Leavell is used to defusing potentially prickly situations, as he proved in 1972 when he joined the Allman Brothers shortly after Duane Allman’s death. “A lot of fans scratched their heads when they heard it was gonna be a piano player and not a guitar player,” Leavell says. “Personally that helped me. I felt zero pressure because it was certainly not like I was replacing Duane Allman because I’m not sure that could ever be done.” The pianist helped guide the Allmans in a new direction until their breakup in 1976, when he formed Sea Level.

Some tagged his follow-up band Southern jazz, but Sea Level was closer to thinking man’s Southern rock. Leavell says Allman percussionist Jaimoe turned him onto Miles Davis, Coltrane and Ahmad Jamal. “There was an influence of jazz,” he says, “but the influence was stronger from the blues and funk idioms.”

Leavell’s musical wanderings helped him land the Stones gig. “In ‘81, when they came to Atlanta they did an unannounced show at the Fox Theatre and Stones keyboard player Ian Stewart called me up and asked if I would be interested in sitting in.” Leavell felt he aced the audition and was surprised when Faces keyboard player Ian McLagan was picked for the U.S. leg of the tour. “McLagan had been with the guys already, and he was a good friend of Ronnie Wood. I think there might have been a little bit of politics there,” Leavell says with a chuckle. When the European leg started up in ‘82, Leavell got the nod and has been there ever since.

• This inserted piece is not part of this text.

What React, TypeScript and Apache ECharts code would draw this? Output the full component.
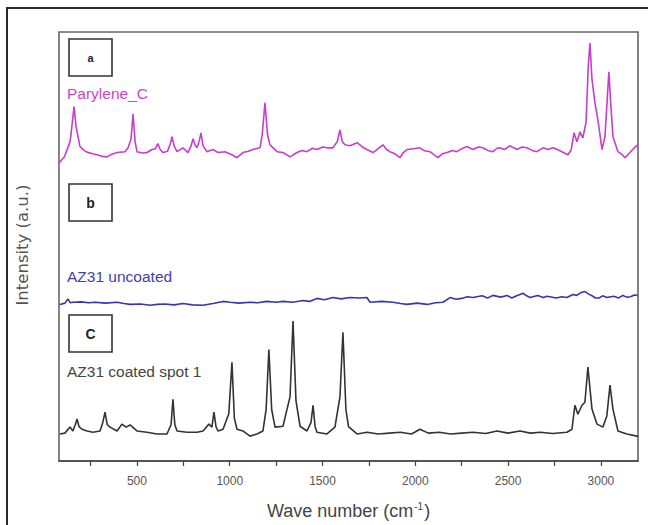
import React, { useEffect, useRef } from "react";
import * as echarts from "echarts";

// Raman spectra (wavenumber cm^-1, stacked intensity a.u.)
const paryleneC: number[][] = [
  [82, 69.5], [110, 71.0], [140, 74.5], [152, 79], [161, 82.6], [172, 78], [193, 73.3], [215, 72.4], [231, 72.0], [260, 71.6],
  [285, 71.4], [315, 71.0], [339, 70.9], [365, 71.5], [393, 71.9], [436, 72.1], [452, 73.0], [468, 75], [479, 80.9], [490, 74.5],
  [500, 72.1], [530, 71.8], [554, 71.9], [581, 72.6], [600, 72.8], [613, 74.0], [625, 72.6], [640, 71.9], [665, 72.2], [680, 74],
  [689, 75.6], [700, 73.5], [716, 72.1], [748, 73.0], [775, 71.9], [792, 73.5], [802, 75.1], [815, 73.5], [824, 73.0], [835, 74.5],
  [845, 76.5], [856, 73.5], [877, 72.1], [910, 72.6], [937, 71.9], [974, 72.1], [1012, 71.4], [1039, 70.7], [1071, 71.9], [1100, 72.2],
  [1125, 72.6], [1163, 73.0], [1175, 76], [1190, 83.5], [1204, 76], [1217, 73.7], [1255, 72.1], [1287, 71.9], [1325, 70.9], [1362, 71.9],
  [1390, 72.4], [1416, 72.1], [1445, 72.9], [1470, 72.6], [1500, 73.2], [1524, 73.0], [1556, 73.0], [1580, 74.5], [1594, 77.2], [1606, 74.5],
  [1621, 73.7], [1648, 73.5], [1686, 74.2], [1715, 73.2], [1739, 72.6], [1772, 71.9], [1800, 72.8], [1826, 73.7], [1845, 72.6], [1863, 72.1],
  [1890, 71.6], [1917, 70.7], [1935, 71.9], [1955, 72.6], [1990, 72.8], [2025, 73.0], [2050, 72.3], [2079, 72.1], [2100, 71.4], [2122, 70.7],
  [2145, 71.6], [2171, 71.9], [2200, 72.4], [2224, 72.1], [2250, 72.8], [2278, 73.3], [2311, 72.6], [2340, 73.2], [2364, 73.0], [2390, 72.4],
  [2418, 72.1], [2440, 72.9], [2456, 73.0], [2480, 72.6], [2510, 73.5], [2530, 73.0], [2548, 72.6], [2575, 73.2], [2602, 73.0], [2630, 72.4],
  [2655, 72.1], [2688, 73.0], [2715, 72.6], [2742, 73.0], [2765, 72.6], [2790, 72.1], [2822, 71.4], [2840, 72.5], [2855, 76.5], [2871, 74.4],
  [2887, 76.7], [2903, 75.3], [2920, 79], [2932, 92], [2941, 97.4], [2952, 89], [2968, 83.5], [2984, 79.5], [3006, 72.6], [3022, 75.6],
  [3035, 85], [3043, 90.7], [3052, 84], [3065, 75.6], [3092, 72.1], [3115, 71.4], [3130, 70.7], [3157, 71.9], [3180, 73.0], [3198, 73.7],
];

const az31Uncoated: number[][] = [
  [85, 36.5], [112, 36.8], [128, 37.8], [140, 36.9], [155, 37.0], [200, 37.1], [240, 36.9], [274, 37.0], [330, 36.8], [393, 37.0],
  [430, 36.7], [463, 36.5], [520, 36.6], [570, 36.3], [610, 36.5], [650, 36.6], [700, 36.4], [748, 36.7], [800, 36.4], [856, 36.3],
  [910, 36.7], [964, 37.2], [1001, 37.0], [1050, 36.8], [1109, 37.0], [1150, 36.9], [1200, 37.2], [1250, 37.0], [1287, 37.2], [1340, 37.0],
  [1395, 37.4], [1430, 37.2], [1470, 37.9], [1510, 37.6], [1556, 38.1], [1600, 37.8], [1648, 38.1], [1700, 38.0], [1739, 38.1], [1756, 37.0],
  [1820, 37.2], [1880, 37.0], [1920, 36.7], [1955, 36.5], [2010, 36.8], [2063, 36.5], [2110, 36.9], [2149, 37.0], [2187, 38.1], [2220, 37.7],
  [2250, 37.9], [2280, 38.3], [2311, 38.1], [2360, 38.5], [2390, 38.0], [2418, 38.6], [2460, 38.2], [2494, 38.6], [2520, 38.0], [2540, 38.4],
  [2580, 39.1], [2600, 38.5], [2618, 38.1], [2660, 38.6], [2690, 38.1], [2709, 38.4], [2760, 38.0], [2790, 38.3], [2817, 38.1], [2849, 38.8],
  [2870, 38.6], [2890, 39.2], [2914, 39.5], [2935, 38.9], [2957, 38.4], [2970, 38.0], [2990, 38.0], [3010, 38.5], [3032, 38.1], [3070, 38.4],
  [3095, 38.0], [3118, 38.6], [3140, 38.2], [3160, 38.3], [3180, 38.7], [3198, 38.6],
];

const az31Coated: number[][] = [
  [85, 6.3], [112, 6.5], [139, 7.9], [155, 7.0], [168, 8.5], [177, 9.8], [188, 8.0], [204, 7.4], [231, 7.0], [263, 6.7],
  [301, 7.0], [316, 9.0], [328, 11.4], [340, 8.5], [355, 7.9], [393, 7.0], [419, 8.6], [441, 7.9], [463, 8.4], [500, 7.0],
  [554, 6.7], [608, 6.3], [662, 6.3], [684, 8.5], [694, 14.4], [704, 8.5], [716, 7.0], [770, 6.7], [824, 6.7], [856, 7.0],
  [888, 8.6], [904, 7.9], [915, 11.4], [926, 8.0], [937, 7.0], [964, 7.4], [995, 11.0], [1012, 23.0], [1025, 10.0], [1039, 7.4],
  [1071, 7.0], [1109, 5.8], [1147, 6.3], [1179, 7.0], [1196, 12.0], [1211, 26.0], [1226, 12.0], [1244, 7.9], [1287, 8.1], [1325, 15.0],
  [1341, 32.6], [1357, 14.0], [1379, 8.1], [1416, 7.0], [1438, 9.0], [1449, 13.0], [1460, 8.0], [1470, 6.7], [1524, 6.3], [1567, 7.9],
  [1594, 15.0], [1610, 30.0], [1626, 12.0], [1640, 8.0], [1686, 6.3], [1740, 6.7], [1800, 6.3], [1860, 6.5], [1920, 6.7], [1980, 6.3],
  [2025, 7.4], [2070, 6.5], [2130, 6.7], [2190, 6.3], [2250, 6.5], [2310, 6.7], [2380, 6.4], [2440, 7.0], [2500, 6.5], [2564, 7.0],
  [2620, 6.5], [2672, 6.7], [2740, 6.4], [2817, 6.7], [2844, 7.4], [2860, 13.0], [2876, 10.9], [2898, 13.0], [2914, 13.7], [2930, 21.9],
  [2952, 12.1], [2979, 8.6], [3011, 7.9], [3032, 10.5], [3049, 17.7], [3065, 12.1], [3092, 7.0], [3140, 6.3], [3194, 5.8], [3200, 5.6],
];

const xTickValues = [250, 500, 750, 1000, 1250, 1500, 1750, 2000, 2250, 2500, 2750, 3000];
const xLabelValues = [500, 1000, 1500, 2000, 2500, 3000];

const panelLetters = ["a", "b", "C"];
const seriesNames = ["Parylene_C", "AZ31 uncoated", "AZ31 coated spot 1"];

export default function App() {
  const ref = useRef<HTMLDivElement>(null);
  useEffect(() => {
    if (!ref.current) return;
    const chart = echarts.init(ref.current, undefined, { renderer: "svg" });
    const colors = ["#c83ccf", "#3535b5", "#333333"];
    const textColors = ["#cc44cc", "#4040b0", "#444444"];
    const boxTops = [39, 184, 315];
    const labelY = [93, 276, 371];
    const graphics: any[] = [
      {
        type: "polyline",
        shape: { points: [[7, 525], [7, 8], [648, 8]] },
        style: { stroke: "#2a2a2a", lineWidth: 2, fill: "none" },
        z: 10,
      },
    ];
    panelLetters.forEach((l, i) => {
      graphics.push({
        type: "rect",
        shape: { x: 69, y: boxTops[i], width: 43, height: 37 },
        style: { fill: "#fff", stroke: "#333", lineWidth: 1.6 },
        z: 10,
      });
      graphics.push({
        type: "text",
        x: 90.5,
        y: boxTops[i] + 18.5,
        style: {
          text: l,
          fontFamily: "Liberation Sans, Arial, sans-serif",
          fontWeight: "bold",
          fontSize: i === 0 ? 11 : 14,
          fill: "#222",
          align: "center",
          verticalAlign: "middle",
        },
        z: 11,
      });
      graphics.push({
        type: "text",
        x: 67,
        y: labelY[i],
        style: {
          text: seriesNames[i],
          fontFamily: "Liberation Sans, Arial, sans-serif",
          fontSize: 15.5,
          fill: textColors[i],
          align: "left",
          verticalAlign: "middle",
        },
        z: 11,
      });
    });
    graphics.push({
      type: "text",
      x: 22,
      y: 245,
      rotation: Math.PI / 2,
      style: {
        text: "Intensity (a.u.)",
        fontFamily: "DejaVu Sans, sans-serif",
        fontSize: 16.5,
        fill: "#555",
        align: "center",
        verticalAlign: "middle",
      },
      z: 11,
    });

    chart.setOption({
      animation: false,
      backgroundColor: "#fff",
      grid: {
        left: 59,
        right: 10,
        top: 32,
        bottom: 63,
        show: true,
        borderColor: "#666",
        borderWidth: 1.6,
        backgroundColor: "transparent",
      },
      xAxis: {
        type: "value",
        min: 80,
        max: 3200,
        axisLine: { show: true, lineStyle: { color: "#444", width: 1.6 } },
        axisTick: {
          show: true,
          inside: false,
          length: 5,
          customValues: xTickValues,
          lineStyle: { color: "#444", width: 1.2 },
        },
        axisLabel: {
          customValues: xLabelValues,
          formatter: (v: number) => String(v),
          margin: 14,
          color: "#555",
          fontSize: 12,
          fontFamily: "Liberation Sans, Arial, sans-serif",
        },
        splitLine: { show: false },
        name: "Wave number (cm{sup|-1})",
        nameLocation: "middle",
        nameGap: 40,
        nameTextStyle: {
          color: "#444",
          fontSize: 18,
          fontFamily: "Liberation Sans, Arial, sans-serif",
          rich: {
            sup: {
              fontSize: 10,
              color: "#444",
              fontFamily: "Liberation Sans, Arial, sans-serif",
              padding: [0, 1, 10, 1],
            },
          },
        },
      },
      yAxis: {
        type: "value",
        min: 0,
        max: 100,
        axisLine: { show: false },
        axisTick: { show: false },
        axisLabel: { show: false },
        splitLine: { show: false },
      },
      series: [paryleneC, az31Uncoated, az31Coated].map((d, i) => ({
        type: "line",
        name: seriesNames[i],
        data: d,
        showSymbol: false,
        symbol: "none",
        lineStyle: { color: colors[i], width: 1.6 },
        itemStyle: { color: colors[i] },
        z: 3,
      })),
      graphic: graphics,
    });
    return () => chart.dispose();
  }, []);
  return (
    <div
      ref={ref}
      style={{ position: "fixed", left: 0, top: 0, width: 648, height: 525, background: "#fff" }}
    />
  );
}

For the last 30 years, Chuck Leavell’s piano has served as his passion and his pulpit, allowing him to pursue his conservation program while sharing timeless music on a worldwide stage.

“The resource of wood is the most precious resource we have: it’s organic, natural, renewable. It cleans our air; it cleans our water. So many wonderful things come from the resource – like my piano,” he says, laughing.

In Leavell’s hands, that’s a resource the Stones – as well as a legion of fans – would fight to preserve.